Collaboration, not rhetoric, required to solve serious problems

INDIANAPOLIS – A couple of conversations illustrated how poorly our political discussions serve these days.

The first conversation was with Drew Klacik, Jamie Palmer and John Marron, senior policy analysts with the Indiana University Public Policy Institute. We talked over the air about the results of Thriving Communities, Thriving State, the institute’s in-depth study of the ways life in Indiana could be improved at the community level.

The study divided the state into three categories: urban centers, mid-sized communities and small towns or rural areas. Some common priorities emerged from the research.

Hoosiers, wherever they live, see strengthening education as a key to enhancing quality of life. They also value diversity as an important part of building a strong economy.

And here’s the kicker – they see collaboration as essential to achieving those goals.

They want to see collaboration between the public and private – both for-profit and nonprofit – sectors to enhance life in Indiana, but they also want to see local, state and federal government officials playing nice with each other.

A few days later, I talked, again on the air, with Katharine Byers and Kelsey Clayton about poverty and opportunity. Byers is the retired former co-director of the Institute for Family and Social Responsibility at Indiana University. Clayton is Indiana Assets and Opportunity Network manager.

Byers and Clayton talked about how so many of our approaches to dealing with poverty are counterproductive. And they discussed how corrosive poverty could be, especially for young people – an important point in a state where 22 percent of the children live below the poverty line.

Byers and Clayton said education, particularly early education, was critical to breaking cycles of poverty.

And they said the problem of poverty must be met by people who are eager to solve problems, not score political or ideological points.

In short, if we’re going to meet the challenge of seeing the middle class erode and having more than one in five of our young people live stunted, often unproductive lives, we will have to – you guessed it – collaborate.

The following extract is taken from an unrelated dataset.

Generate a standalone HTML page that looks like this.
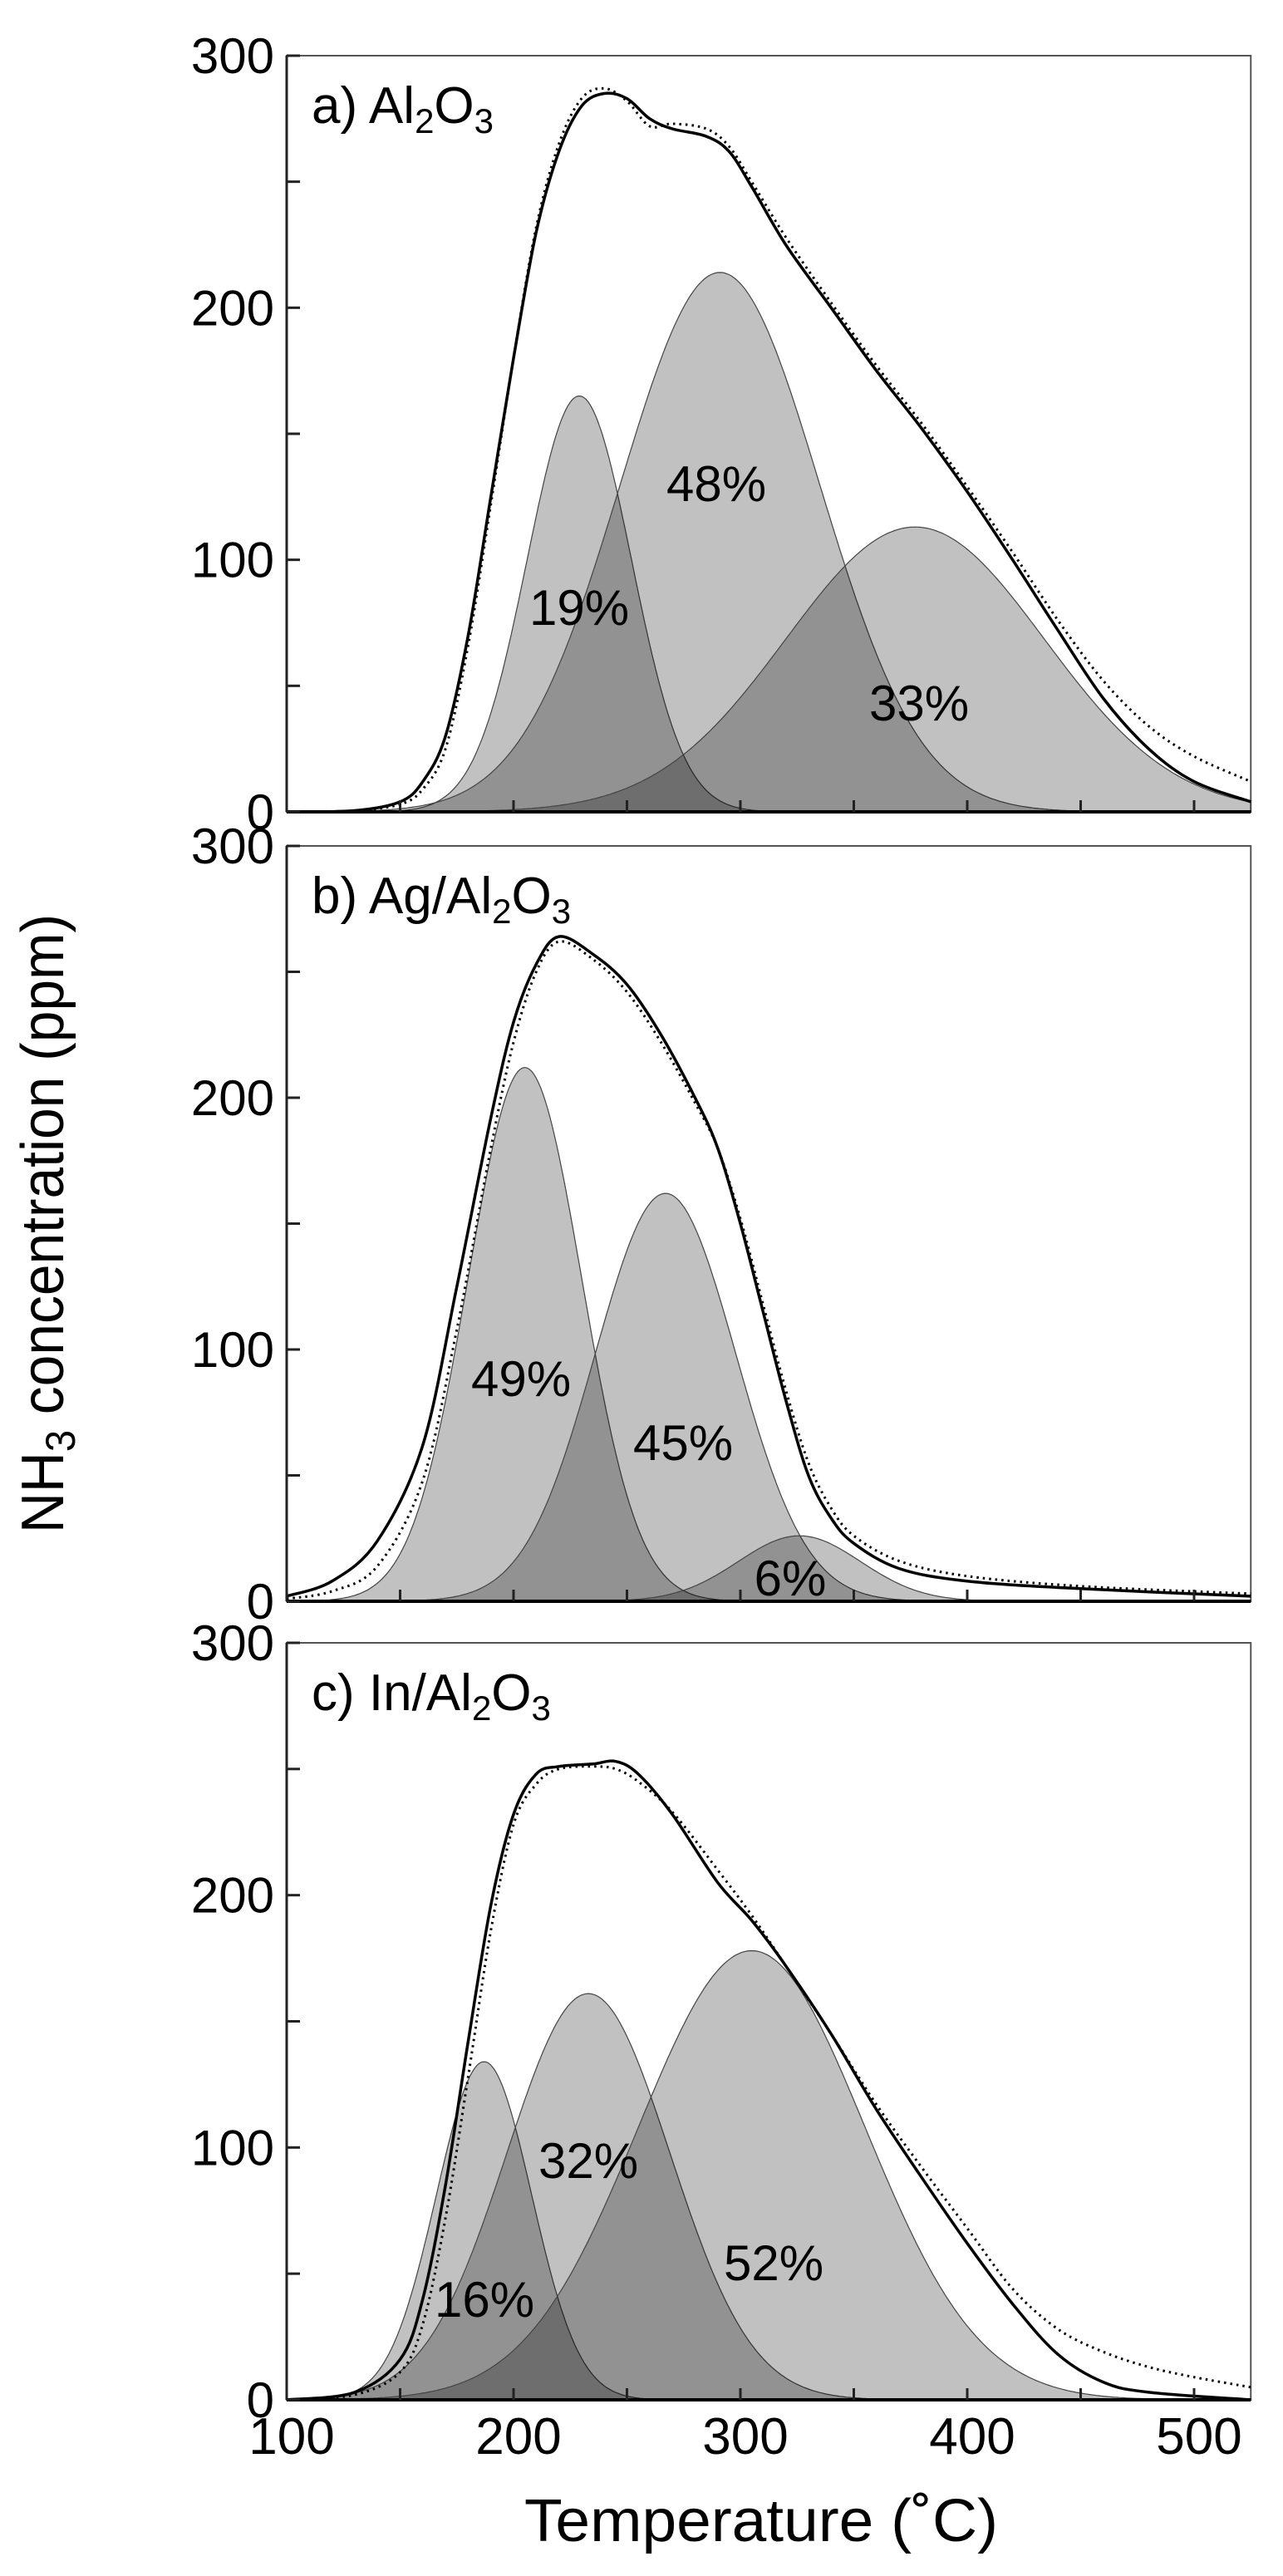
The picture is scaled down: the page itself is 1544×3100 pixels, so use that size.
<!DOCTYPE html>
<html><head><meta charset="utf-8"><style>
html,body{margin:0;padding:0;background:#fff;width:1544px;height:3100px;overflow:hidden}
svg text{font-family:"Liberation Sans",sans-serif;fill:#000}
</style></head><body>
<svg id="s" width="1544" height="3100" viewBox="0 0 1544 3100" xmlns="http://www.w3.org/2000/svg"></svg>
<script>
const S=document.getElementById('s');
const NS='http://www.w3.org/2000/svg';
function el(t,a,txt){const e=document.createElementNS(NS,t);for(const k in a)e.setAttribute(k,a[k]);if(txt!==undefined)e.textContent=txt;S.appendChild(e);return e;}
const X0=345,KX=2.73;
const X=T=>X0+(T-100)*KX;
const panels=[
 {top:67,bot:977,label:['a) Al','2','O','3'],
  g:[[229,165,23],[291,214,44],[377,113,57]],
  tot:[[100,0],[130,0.5],[150,4],[160,12],[170,30],[180,70],[190,125],[200,180],[210,230],[220,262],[230,280],[240,285],[250,283],[260,275],[270,271],[285,268],[295,262],[305,248],[320,225],[340,200],[360,175],[380,152],[400,127],[420,100],[440,72],[460,45],[480,25],[500,12],[525,4]],
  dat:[[100,0],[130,0.5],[150,3],[160,9],[170,25],[180,66],[190,122],[200,180],[210,232],[220,265],[230,283],[240,287],[250,282],[260,272],[270,273],[285,271],[295,264],[305,250],[320,228],[340,202],[360,177],[380,154],[400,129],[420,103],[440,76],[460,52],[480,34],[500,22],[525,12]],
  pct:[['19%',697,752],['48%',862,603],['33%',1106,867]]},
 {top:1018,bot:1927,label:['b) Ag/Al','2','O','3'],
  g:[[205,212,25],[267,162,31],[326,26,27]],
  tot:[[100,2],[120,8],[140,24],[160,62],[175,125],[190,192],[200,230],[210,253],[220,264],[235,257],[250,245],[265,225],[280,200],[290,180],[300,150],[310,115],[320,80],[330,50],[340,33],[350,23],[370,13],[400,8],[450,5],[525,2]],
  dat:[[100,1],[120,4],[140,14],[160,48],[175,108],[190,180],[200,222],[210,250],[220,262],[235,255],[250,242],[265,222],[280,198],[290,180],[300,152],[310,118],[320,84],[330,55],[340,37],[350,26],[370,16],[400,10],[450,6],[525,3]],
  pct:[['49%',627,1680],['45%',822,1757],['6%',951,1920]]},
 {top:1977,bot:2888,label:['c) In/Al','2','O','3'],
  g:[[187,134,21],[233,161,36],[305,178,50]],
  tot:[[100,0],[130,3],[150,16],[160,40],[170,85],[180,142],[190,196],[200,232],[210,248],[220,251],[235,252],[245,253],[255,248],[270,232],[290,205],[305,190],[320,172],[340,145],[360,115],[380,88],[400,62],[420,38],[440,18],[460,7],[480,3],[525,0]],
  dat:[[100,0],[130,2],[150,11],[160,30],[170,72],[180,128],[190,186],[200,228],[210,244],[220,250],[235,251],[245,250],[255,245],[270,233],[290,210],[305,192],[320,172],[340,145],[360,117],[380,92],[400,68],[420,44],[440,28],[460,19],[480,13],[500,9],[525,5]],
  pct:[['32%',708,2621],['16%',583,2788],['52%',931,2744]]}
];
function cr(pts){let d='M'+pts[0][0].toFixed(1)+','+pts[0][1].toFixed(1);
 for(let i=0;i<pts.length-1;i++){const p0=pts[Math.max(0,i-1)],p1=pts[i],p2=pts[i+1],p3=pts[Math.min(pts.length-1,i+2)];
 const c1=[p1[0]+(p2[0]-p0[0])/6,p1[1]+(p2[1]-p0[1])/6],c2=[p2[0]-(p3[0]-p1[0])/6,p2[1]-(p3[1]-p1[1])/6];
 d+=' C'+c1[0].toFixed(1)+','+c1[1].toFixed(1)+' '+c2[0].toFixed(1)+','+c2[1].toFixed(1)+' '+p2[0].toFixed(1)+','+p2[1].toFixed(1);}
 return d;}
panels.forEach(p=>{
 const ky=(p.bot-p.top)/300, Y=v=>p.bot-v*ky;
 el('rect',{x:X0,y:p.top,width:X(525)-X0,height:p.bot-p.top,fill:'#fff',stroke:'#555','stroke-width':2});
 p.g.forEach(([c,h,s])=>{let d='M'+X(100)+','+p.bot;
  for(let T=100;T<=525;T+=1){d+=' L'+X(T).toFixed(1)+','+Y(h*Math.exp(-(T-c)*(T-c)/(2*s*s))).toFixed(1);}
  d+=' L'+X(525)+','+p.bot+' Z';
  el('path',{d:d,fill:'#000','fill-opacity':0.245,stroke:'#444','stroke-width':1.2});});
 el('path',{d:cr(p.dat.map(([t,v])=>[X(t),Y(v)])),fill:'none',stroke:'#000','stroke-width':3,'stroke-dasharray':'2.5 5'});
 el('path',{d:cr(p.tot.map(([t,v])=>[X(t),Y(v)])),fill:'none',stroke:'#000','stroke-width':3.5});
 el('line',{x1:X0,y1:p.top,x2:X0,y2:p.bot,stroke:'#222','stroke-width':3});
 el('line',{x1:X0,y1:p.bot,x2:X(525),y2:p.bot,stroke:'#000','stroke-width':4});
 for(let v=0;v<=300;v+=50){el('line',{x1:X0,y1:Y(v),x2:X0+16,y2:Y(v),stroke:'#222','stroke-width':3});}
 for(let T=150;T<=500;T+=50){el('line',{x1:X(T),y1:p.bot,x2:X(T),y2:p.bot-14,stroke:'#222','stroke-width':3});}
 [0,100,200,300].forEach(v=>{el('text',{x:330,y:Y(v)+21,'font-size':60,'text-anchor':'end'},String(v));});
 const t=el('text',{x:375,y:p.top+81,'font-size':62});
 const mk=(s,sub)=>{const ts=document.createElementNS(NS,'tspan');ts.textContent=s;if(sub){ts.setAttribute('font-size',42);ts.setAttribute('dy',12);}else if(t.childNodes.length){ts.setAttribute('dy',-12);}t.appendChild(ts);};
 mk(p.label[0]);mk(p.label[1],1);mk(p.label[2]);mk(p.label[3],1);
 p.pct.forEach(([s,x,y])=>el('text',{x:x,y:y,'font-size':60,'text-anchor':'middle'},s));
});
[100,200,300,400,500].forEach(T=>el('text',{x:X(T)+6,y:2953,'font-size':62,'text-anchor':'middle'},String(T)));
el('text',{x:916,y:3058,'font-size':72,'text-anchor':'middle',textLength:570,lengthAdjust:'spacingAndGlyphs'},'Temperature (˚C)');
const yl=el('text',{x:0,y:0,'font-size':72,transform:'translate(76,1845) rotate(-90)',textLength:745,lengthAdjust:'spacingAndGlyphs'});
yl.innerHTML='NH<tspan font-size="50" dy="14">3</tspan><tspan dy="-14"> concentration (ppm)</tspan>';
</script>
</body></html>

Those two conversations served almost as bookends for the news that Indiana Gov. Mike Pence had done an about-face on pre-kindergarten funding.

Two years ago, the governor abruptly announced that Indiana wouldn’t even apply for $80 million in federal pre-K funds even as state officials were finalizing the paperwork to do so.

It was a political gesture on Pence’s part.

A Republican governor who, at the time, still was weighing a possible run for the White House, Pence couldn’t pass up the opportunity to shake his fist at the big, bad Barack Obama administration – even if the fist-shaking cost our children $80 million worth of opportunities.

We may get that money now, but the children who fell into that crack – who lost those two years of education and opportunity – likely will suffer the consequences for the rest of their lives.

Things change. The governor now is in the middle of a tough re-election battle and, lo and behold, he’s discovered Hoosiers care about their kids’ schooling.

But it’s not fair to single the governor out as the sole offender.

In recent years, our state legislators have made their top priorities – right to work, a same-sex marriage ban, a misnamed Religious Freedom Restoration Act, a crackdown on restroom use – issues that were designed to divide Hoosiers, measures aimed at creating problems rather than solving them.

At the federal level, after both the electorate and the Supreme Court have ruled in favor of health-care reform, our lawmakers still are fighting not about whether there are ways to improve it, but whether it should exist.

We Hoosiers – we Americans – have some huge problems to solve.

We always have been a middle-class society, but the emergence of what has been called an hourglass economy – bulges at the top and bottom without much in the middle – will test us in ways we can’t even imagine.

But our leaders, it is clear, are more determined to score points than they are to solve problems.

Their priority is beating the other side, not figuring out how to work together to make this a better state, a better country.

Collaboration.

It’s a simple thing for us to talk about.

It seems to be a hard thing for us to do.

John Krull is director of Franklin College’s Pulliam School of Journalism, host of “No Limits” WFYI 90.1 Indianapolis and publisher of TheStatehouseFile.com, a news website powered by Franklin College journalism students.